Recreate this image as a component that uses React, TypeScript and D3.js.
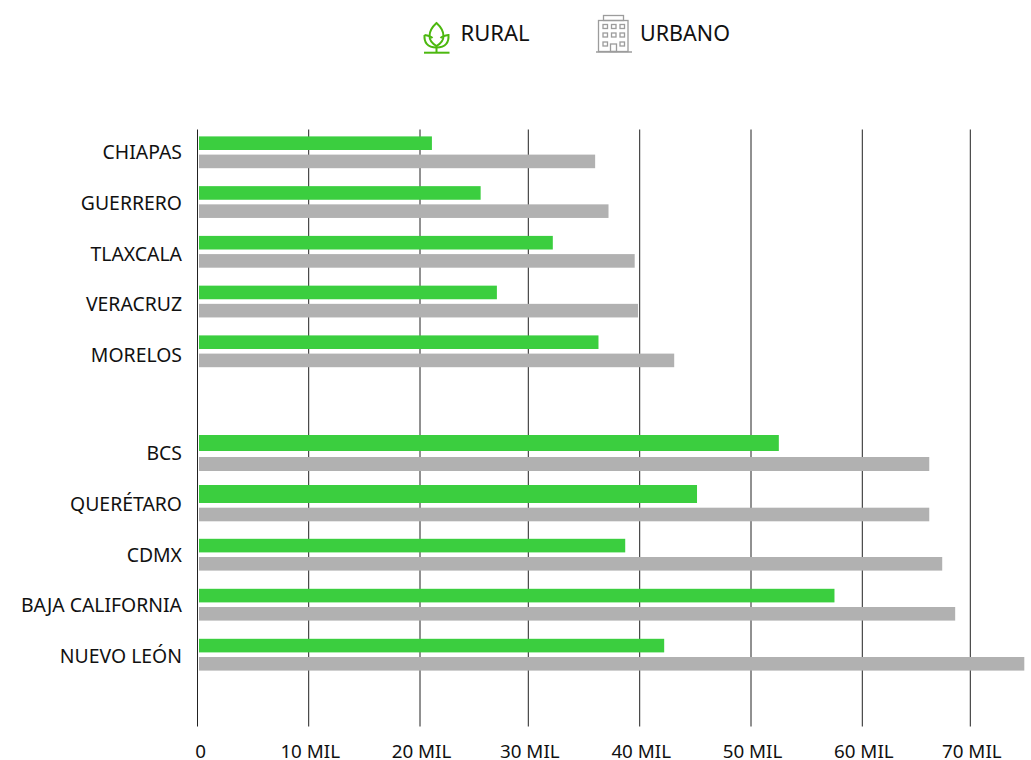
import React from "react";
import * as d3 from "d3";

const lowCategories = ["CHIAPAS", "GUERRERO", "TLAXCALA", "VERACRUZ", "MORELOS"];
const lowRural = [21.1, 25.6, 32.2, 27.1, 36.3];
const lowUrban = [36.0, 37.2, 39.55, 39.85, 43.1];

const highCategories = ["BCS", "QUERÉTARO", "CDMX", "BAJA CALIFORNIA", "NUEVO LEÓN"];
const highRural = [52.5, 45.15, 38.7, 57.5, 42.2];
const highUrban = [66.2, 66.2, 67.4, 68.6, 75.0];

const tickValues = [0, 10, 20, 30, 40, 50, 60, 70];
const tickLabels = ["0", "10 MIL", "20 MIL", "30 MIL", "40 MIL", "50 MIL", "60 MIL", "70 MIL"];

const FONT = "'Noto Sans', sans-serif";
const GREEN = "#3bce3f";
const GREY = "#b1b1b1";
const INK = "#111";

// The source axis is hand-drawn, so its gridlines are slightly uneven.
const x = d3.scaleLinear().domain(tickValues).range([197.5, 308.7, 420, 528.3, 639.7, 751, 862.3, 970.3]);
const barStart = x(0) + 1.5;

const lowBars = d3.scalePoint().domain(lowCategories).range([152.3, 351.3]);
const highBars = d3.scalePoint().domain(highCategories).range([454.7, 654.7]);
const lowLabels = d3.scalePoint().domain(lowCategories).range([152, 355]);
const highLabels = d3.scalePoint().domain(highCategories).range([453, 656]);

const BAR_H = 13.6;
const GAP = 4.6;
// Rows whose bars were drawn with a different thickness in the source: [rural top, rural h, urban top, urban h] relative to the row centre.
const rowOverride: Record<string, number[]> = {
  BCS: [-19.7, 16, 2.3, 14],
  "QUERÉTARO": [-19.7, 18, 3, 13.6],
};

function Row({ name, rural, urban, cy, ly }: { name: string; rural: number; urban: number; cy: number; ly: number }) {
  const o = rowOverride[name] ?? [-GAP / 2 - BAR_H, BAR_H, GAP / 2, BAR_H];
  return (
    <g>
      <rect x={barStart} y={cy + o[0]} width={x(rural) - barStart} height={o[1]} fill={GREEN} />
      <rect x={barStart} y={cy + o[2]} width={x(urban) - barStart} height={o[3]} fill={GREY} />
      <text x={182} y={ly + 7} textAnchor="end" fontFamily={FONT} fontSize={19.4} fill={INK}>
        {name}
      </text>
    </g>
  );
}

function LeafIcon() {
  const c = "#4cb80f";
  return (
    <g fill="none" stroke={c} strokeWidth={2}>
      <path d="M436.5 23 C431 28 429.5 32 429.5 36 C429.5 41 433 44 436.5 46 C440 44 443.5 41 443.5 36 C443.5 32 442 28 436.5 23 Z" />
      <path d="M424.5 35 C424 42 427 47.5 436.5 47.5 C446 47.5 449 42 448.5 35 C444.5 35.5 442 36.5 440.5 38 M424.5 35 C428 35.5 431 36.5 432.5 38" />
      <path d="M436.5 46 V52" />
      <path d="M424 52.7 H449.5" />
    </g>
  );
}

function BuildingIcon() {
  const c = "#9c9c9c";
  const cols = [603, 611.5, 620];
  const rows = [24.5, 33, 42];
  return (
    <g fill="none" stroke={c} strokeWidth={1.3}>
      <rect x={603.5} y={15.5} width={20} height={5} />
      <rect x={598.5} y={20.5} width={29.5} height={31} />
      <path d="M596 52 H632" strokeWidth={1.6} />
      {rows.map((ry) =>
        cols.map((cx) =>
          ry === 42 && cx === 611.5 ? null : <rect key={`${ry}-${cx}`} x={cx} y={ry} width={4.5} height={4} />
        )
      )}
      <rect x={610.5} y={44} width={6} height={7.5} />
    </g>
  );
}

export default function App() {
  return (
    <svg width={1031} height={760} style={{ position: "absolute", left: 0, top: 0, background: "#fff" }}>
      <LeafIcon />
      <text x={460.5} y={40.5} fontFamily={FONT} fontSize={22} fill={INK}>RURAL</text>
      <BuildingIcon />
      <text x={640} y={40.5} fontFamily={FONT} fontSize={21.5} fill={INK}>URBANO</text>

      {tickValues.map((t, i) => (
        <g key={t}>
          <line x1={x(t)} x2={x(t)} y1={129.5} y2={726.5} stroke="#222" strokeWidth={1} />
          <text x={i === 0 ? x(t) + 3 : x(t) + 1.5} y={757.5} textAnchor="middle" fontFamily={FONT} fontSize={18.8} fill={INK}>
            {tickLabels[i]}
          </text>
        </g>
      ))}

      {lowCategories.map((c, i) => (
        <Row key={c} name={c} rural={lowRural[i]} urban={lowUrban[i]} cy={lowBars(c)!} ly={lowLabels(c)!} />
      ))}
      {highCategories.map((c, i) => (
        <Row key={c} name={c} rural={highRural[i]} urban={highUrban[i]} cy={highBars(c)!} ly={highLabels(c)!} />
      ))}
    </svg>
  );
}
----------------------------------------
WRITTEN EXERCISE: Could the lines from the top of the material through the line with "const highUrban = [66.2, 66.2, 67.4, 68.6, 75.0];" be repeated exactly, pictures left out?

SOLUTION FOR THIS PROBLEM:
Recreate this image as a component that uses React, TypeScript and D3.js.
import React from "react";
import * as d3 from "d3";

const lowCategories = ["CHIAPAS", "GUERRERO", "TLAXCALA", "VERACRUZ", "MORELOS"];
const lowRural = [21.1, 25.6, 32.2, 27.1, 36.3];
const lowUrban = [36.0, 37.2, 39.55, 39.85, 43.1];

const highCategories = ["BCS", "QUERÉTARO", "CDMX", "BAJA CALIFORNIA", "NUEVO LEÓN"];
const highRural = [52.5, 45.15, 38.7, 57.5, 42.2];
const highUrban = [66.2, 66.2, 67.4, 68.6, 75.0];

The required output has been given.